Every line from the top of the records through the line containing "(0,0) rectangle (1229,749);" should be retyped exactly; the pictures should not.

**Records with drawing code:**
%%

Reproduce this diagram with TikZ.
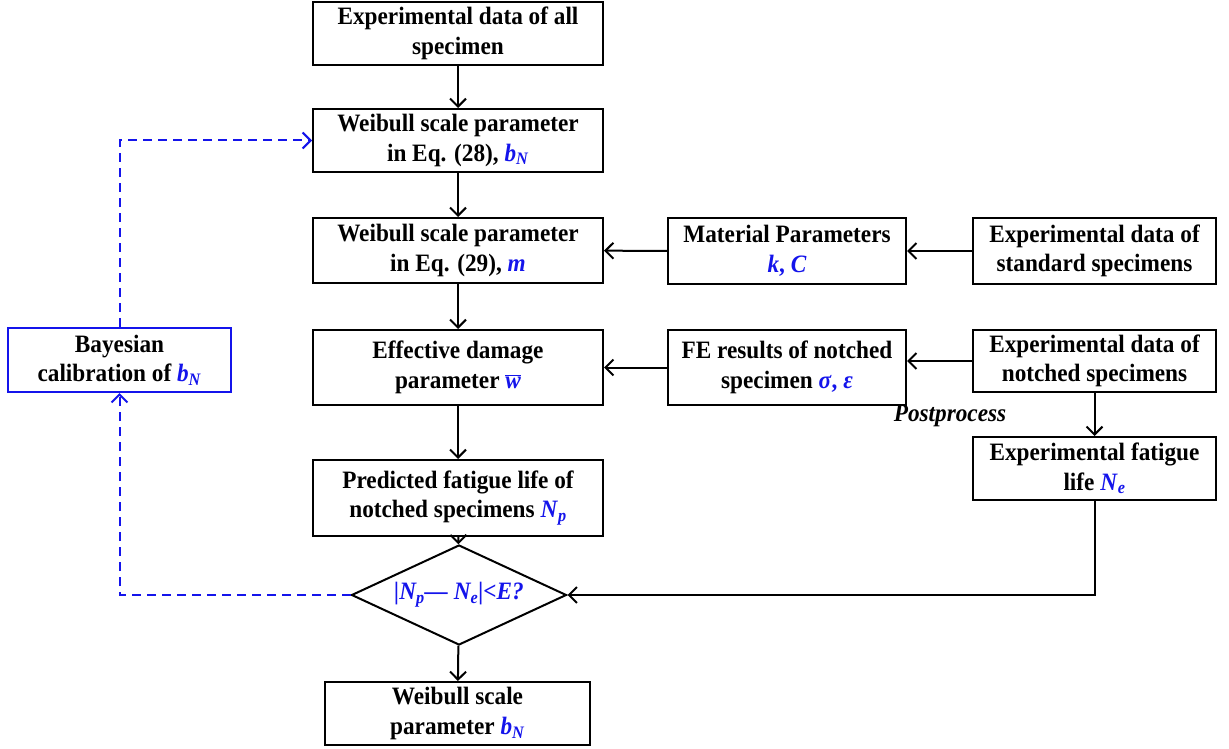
\documentclass[tikz,border=0pt]{standalone}
\usepackage{fontspec}
\setmainfont[FakeStretch=0.93]{Liberation Serif}
\usetikzlibrary{arrows.meta,shapes.geometric}
\definecolor{pblue}{RGB}{20,20,235}
\newcommand\bl[1]{\textcolor{pblue}{\textit{#1}}}
\newcommand\bls[2]{\textcolor{pblue}{\textit{#1}\textsubscript{\textit{#2}}}}
\begin{document}
\begin{tikzpicture}[x=1pt,y=-1pt,
  box/.style={draw, line width=2pt, align=center, inner sep=0pt,
    font=\fontsize{25}{29.5}\selectfont\bfseries},
  arr/.style={line width=2pt, -{Straight Barb[length=8pt,width=16pt,line width=2pt]}},
  darr/.style={arr, pblue, dash pattern=on 9pt off 6pt}]
\useasboundingbox (0,0) rectangle (1229,749);

\node[box, minimum width=290pt, minimum height=63pt] (n1) at (458,33.5) {Experimental data of all\\specimen};
\node[box, minimum width=290pt, minimum height=63pt] (n2) at (458,140.5) {Weibull scale parameter\\in Eq. (28), \bls{b}{N}};
\node[box, minimum width=290pt, minimum height=65pt] (n3) at (458,250.5) {Weibull scale parameter\\in Eq. (29), \bl{m}};
\node[box, minimum width=290pt, minimum height=75pt] (n4) at (458,367.5) {Effective damage\\parameter \textcolor{pblue}{$\overline{\mbox{\textit{w}}}$}};
\node[box, minimum width=290pt, minimum height=76pt] (n5) at (458,498) {Predicted fatigue life of\\notched specimens \bls{N}{p}};
\node[box, shape=diamond, aspect=2.15, minimum width=215pt, minimum height=100pt] (dia) at (459,595) {\textcolor{pblue}{\textit{|N\textsubscript{p}— N\textsubscript{e}|<E?}}};
\node[box, minimum width=265pt, minimum height=63pt] (n6) at (457.5,713.5) {Weibull scale\\parameter \bls{b}{N}};

\node[box, minimum width=238pt, minimum height=66pt] (mat) at (787,251) {Material Parameters\\\bl{k}\textcolor{pblue}{, }\bl{C}};
\node[box, minimum width=243pt, minimum height=66pt] (std) at (1094.5,251) {Experimental data of\\standard specimens};
\node[box, minimum width=238pt, minimum height=75pt] (fe) at (787,367.5) {FE results of notched\\specimen \bl{σ}\textcolor{pblue}{, }\bl{ε}};
\node[box, minimum width=243pt, minimum height=62pt] (notch) at (1094.5,361) {Experimental data of\\notched specimens};
\node[box, minimum width=243pt, minimum height=63pt] (life) at (1094.5,468.5) {Experimental fatigue\\life \bls{N}{e}};
\node[box, draw=pblue, minimum width=223pt, minimum height=64pt] (bay) at (119.5,360) {Bayesian\\calibration of \bls{b}{N}};

\node[font=\fontsize{25}{29.5}\selectfont\bfseries\itshape, inner sep=0pt] (post) at (950,416) {Postprocess};

\draw[arr] (n1) -- (n2);
\draw[arr] (n2) -- (n3);
\draw[arr] (n3) -- (n4);
\draw[arr] (n4) -- (n5);
\draw[arr] (n5) -- (dia);
\draw[arr] (dia) -- (n6);
\draw[arr] (std) -- (mat);
\draw[arr] (mat) -- (n3);
\draw[arr] (notch.west) -- (notch.west -| fe.east);
\draw[arr] (fe) -- (n4);
\draw[arr] (notch) -- (life);
\coordinate (c1) at (life.south |- dia.east);
\draw[arr] (life.south) -- (c1) -- (dia.east);
\coordinate (c2) at (bay.south |- dia.west);
\draw[darr] (dia.west) -- (c2) -- (bay.south);
\coordinate (c3) at (bay.north |- n2.west);
\draw[darr] (bay.north) -- (c3) -- (n2.west);
\end{tikzpicture}
\end{document}
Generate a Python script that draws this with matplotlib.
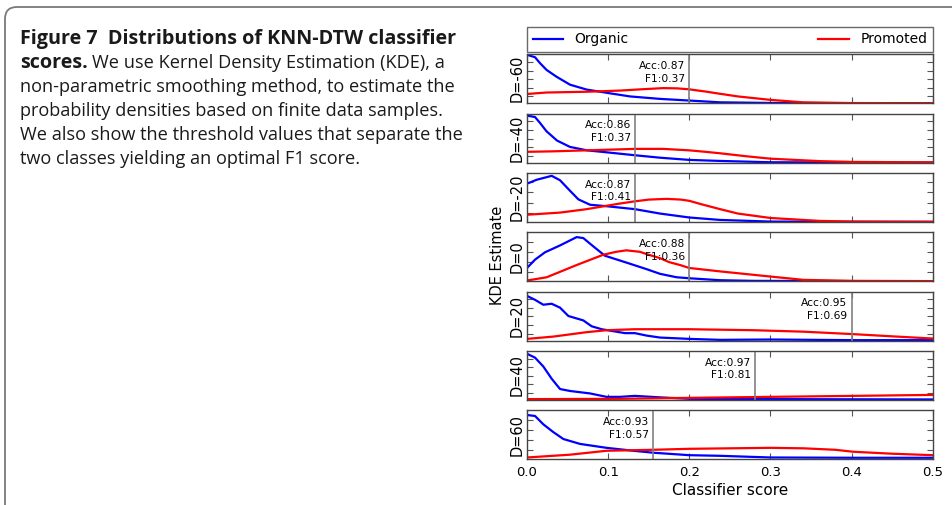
import numpy as np
import matplotlib
matplotlib.use('Agg')
import matplotlib.pyplot as plt
from matplotlib.patches import FancyBboxPatch
from matplotlib.transforms import IdentityTransform

# ---- data (y = KDE estimate, scaled to panel height) ----
delays = ['D=-60', 'D=-40', 'D=-20', 'D=0', 'D=20', 'D=40', 'D=60']

org_x = [
    [0, 0.0099, 0.016, 0.0242, 0.0366, 0.053, 0.0735, 0.098, 0.127, 0.164, 0.2, 0.238, 0.3, 0.4, 0.5],
    [0, 0.0099, 0.016, 0.024, 0.037, 0.053, 0.074, 0.098, 0.133, 0.164, 0.2, 0.238, 0.3, 0.4, 0.5],
    [0, 0.0119, 0.0304, 0.0407, 0.051, 0.0633, 0.0777, 0.098, 0.133, 0.164, 0.2, 0.238, 0.3, 0.4, 0.5],
    [0, 0.0099, 0.0222, 0.0407, 0.0612, 0.0694, 0.0818, 0.096, 0.1225, 0.1475, 0.164, 0.1845, 0.2,
     0.238, 0.279, 0.4, 0.5],
    [0, 0.0099, 0.0201, 0.0304, 0.0407, 0.051, 0.0694, 0.0797, 0.0921, 0.1064, 0.1208, 0.133, 0.1475,
     0.164, 0.2, 0.238, 0.3, 0.402, 0.5],
    [0, 0.0099, 0.0201, 0.0304, 0.0407, 0.053, 0.0777, 0.098, 0.1146, 0.133, 0.164, 0.2, 0.3, 0.5],
    [0, 0.0099, 0.0201, 0.0325, 0.0448, 0.0653, 0.098, 0.131, 0.1557, 0.2, 0.238, 0.3, 0.402, 0.5],
]
org_y = [
    [0.99, 0.94, 0.82, 0.68, 0.54, 0.38, 0.28, 0.215, 0.14, 0.09, 0.056, 0.02, 0.007, 0.002, 0.001],
    [0.96, 0.93, 0.81, 0.64, 0.45, 0.32, 0.25, 0.21, 0.15, 0.10, 0.055, 0.034, 0.007, 0.002, 0.001],
    [0.78, 0.86, 0.94, 0.85, 0.67, 0.46, 0.35, 0.32, 0.26, 0.17, 0.09, 0.04, 0.007, 0.002, 0.001],
    [0.27, 0.44, 0.59, 0.73, 0.90, 0.88, 0.71, 0.52, 0.38, 0.245, 0.15, 0.08, 0.06, 0.02, 0.007,
     0.002, 0.001],
    [0.91, 0.83, 0.73, 0.75, 0.67, 0.50, 0.41, 0.29, 0.23, 0.19, 0.15, 0.15, 0.10, 0.06, 0.033,
     0.013, 0.02, 0.007, 0.007],
    [0.94, 0.86, 0.68, 0.43, 0.22, 0.18, 0.13, 0.06, 0.06, 0.08, 0.05, 0.02, 0.014, 0.007],
    [0.90, 0.88, 0.71, 0.55, 0.41, 0.31, 0.23, 0.17, 0.13, 0.08, 0.067, 0.033, 0.027, 0.027],
]

pro_x = [
    [0, 0.024, 0.074, 0.115, 0.14, 0.168, 0.185, 0.2, 0.22, 0.238, 0.26, 0.3, 0.34, 0.4, 0.5],
    [0, 0.0325, 0.0735, 0.133, 0.168, 0.2, 0.22, 0.238, 0.27, 0.3, 0.361, 0.402, 0.5],
    [0, 0.0407, 0.0735, 0.1146, 0.133, 0.15, 0.172, 0.19, 0.2, 0.215, 0.238, 0.26, 0.3, 0.361,
     0.402, 0.5],
    [0, 0.0242, 0.0612, 0.094, 0.11, 0.1225, 0.139, 0.15, 0.164, 0.175, 0.1886, 0.2, 0.238, 0.3,
     0.341, 0.402, 0.5],
    [0, 0.0325, 0.0735, 0.098, 0.133, 0.2, 0.279, 0.341, 0.402, 0.45, 0.5],
    [0, 0.1146, 0.2, 0.3, 0.402, 0.5],
    [0, 0.053, 0.098, 0.1557, 0.2, 0.3, 0.341, 0.38, 0.402, 0.45, 0.5],
]
pro_y = [
    [0.19, 0.22, 0.236, 0.26, 0.285, 0.31, 0.305, 0.285, 0.24, 0.194, 0.14, 0.07, 0.02, 0.005, 0.002],
    [0.22, 0.23, 0.25, 0.28, 0.28, 0.25, 0.22, 0.19, 0.13, 0.08, 0.03, 0.014, 0.005],
    [0.146, 0.19, 0.26, 0.375, 0.42, 0.455, 0.47, 0.455, 0.43, 0.36, 0.26, 0.17, 0.08, 0.02,
     0.007, 0.002],
    [0.014, 0.08, 0.33, 0.54, 0.60, 0.63, 0.60, 0.54, 0.47, 0.39, 0.33, 0.27, 0.20, 0.095,
     0.027, 0.007, 0.002],
    [0.033, 0.08, 0.17, 0.21, 0.23, 0.23, 0.21, 0.18, 0.13, 0.085, 0.04],
    [0.014, 0.02, 0.04, 0.06, 0.08, 0.10],
    [0.033, 0.09, 0.17, 0.19, 0.21, 0.23, 0.22, 0.19, 0.15, 0.11, 0.08],
]

thresholds = [0.2, 0.133, 0.133, 0.2, 0.4, 0.281, 0.1557]
acc = [0.87, 0.86, 0.87, 0.88, 0.95, 0.97, 0.93]
f1 = [0.37, 0.37, 0.41, 0.36, 0.69, 0.81, 0.57]

caption = [
    'non-parametric smoothing method, to estimate the',
    'probability densities based on finite data samples.',
    'We also show the threshold values that separate the',
    'two classes yielding an optimal F1 score.',
]

W, H = 952, 505


def main():
    fig = plt.figure(figsize=(W / 100, H / 100), dpi=100)

    # rounded frame around the whole figure block
    frame = FancyBboxPatch((5, -20), 1000, H - 7 + 20, boxstyle='round,pad=0,rounding_size=12',
                           transform=IdentityTransform(), fc='none', ec='#7a7a7a', lw=1.3)
    fig.patches.append(frame)

    # caption on the left
    reg = dict(family='Open Sans', fontsize=13.1, color='#1a1a1a')
    bold = dict(family='Open Sans', fontsize=14.2, color='#1a1a1a', fontweight='bold')
    x0 = 20 / W
    fig.text(x0, 1 - 44 / H, 'Figure 7  Distributions of KNN-DTW classifier', **bold)
    t = fig.text(x0, 1 - 68 / H, 'scores.', **bold)
    fig.canvas.draw()
    bb = t.get_window_extent()
    fig.text((bb.x1 + 4) / W, 1 - 68 / H, 'We use Kernel Density Estimation (KDE), a', **reg)
    for i, line in enumerate(caption):
        fig.text(x0, 1 - (92 + 24 * i) / H, line, **reg)

    # panels
    left, right = 527 / W, 932.7 / W
    top0, step, height = 54.3, 59.3, 49
    axes = []
    for i in range(len(delays)):
        bottom = 1 - (top0 + step * i + height) / H
        ax = fig.add_axes([left, bottom, right - left, height / H])
        axes.append(ax)

    for i, ax in enumerate(axes):
        l1, = ax.plot(org_x[i], org_y[i], '-', c='#0000ff', lw=1.6, label='Organic')
        l2, = ax.plot(pro_x[i], pro_y[i], '-', c='#ff0000', lw=1.6, label='Promoted')
        ax.axvline(thresholds[i], c='#808080', lw=1.2)
        ax.annotate('Acc:{0:.2f}\nF1:{1:.2f}'.format(acc[i], f1[i]),
                    xy=(thresholds[i], 0.63), xycoords=('data', 'axes fraction'),
                    xytext=(-3, 0), textcoords='offset points',
                    ha='right', va='center', multialignment='right', fontsize=7.7,
                    linespacing=1.35)
        ax.set_xlim(0, 0.5)
        ax.set_ylim(0, 1)
        ax.set_xticks([0.0, 0.1, 0.2, 0.3, 0.4, 0.5])
        if i in (2, 3, 6):
            ax.set_yticks([0.19, 0.395, 0.6, 0.805])
        else:
            ax.set_yticks([0.14, 0.315, 0.49, 0.665, 0.84])
        ax.tick_params(direction='in', top=True, right=True, length=4, width=0.8,
                       color='#555555', labelleft=False, labelsize=9.5, pad=5)
        if i < len(delays) - 1:
            ax.tick_params(labelbottom=False)
        ax.set_ylabel(delays[i], fontsize=10.5, labelpad=2)
        for sp in ax.spines.values():
            sp.set_color('#444444')
            sp.set_linewidth(1.0)

    axes[-1].set_xlabel('Classifier score', fontsize=11, labelpad=3)
    fig.text(497 / W, 1 - 255 / H, 'KDE Estimate', rotation=90, ha='center', va='center', fontsize=10.5)

    leg = fig.legend([l1, l2], ['Organic', 'Promoted'], loc='lower left', ncol=2, mode='expand',
                     bbox_to_anchor=(left, 1 - 52 / H, right - left, 27 / H), borderaxespad=0,
                     fancybox=False, fontsize=10, handlelength=2.2, frameon=True)
    leg.get_frame().set_edgecolor('#444444')
    leg.get_frame().set_linewidth(1.0)

    plt.savefig('out.png', dpi=100)


if __name__ == '__main__':
    main()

%%

**Task answer:**
Reproduce this diagram with TikZ.
\documentclass[tikz,border=0pt]{standalone}
\usepackage{fontspec}
\setmainfont[FakeStretch=0.93]{Liberation Serif}
\usetikzlibrary{arrows.meta,shapes.geometric}
\definecolor{pblue}{RGB}{20,20,235}
\newcommand\bl[1]{\textcolor{pblue}{\textit{#1}}}
\newcommand\bls[2]{\textcolor{pblue}{\textit{#1}\textsubscript{\textit{#2}}}}
\begin{document}
\begin{tikzpicture}[x=1pt,y=-1pt,
  box/.style={draw, line width=2pt, align=center, inner sep=0pt,
    font=\fontsize{25}{29.5}\selectfont\bfseries},
  arr/.style={line width=2pt, -{Straight Barb[length=8pt,width=16pt,line width=2pt]}},
  darr/.style={arr, pblue, dash pattern=on 9pt off 6pt}]
\useasboundingbox (0,0) rectangle (1229,749);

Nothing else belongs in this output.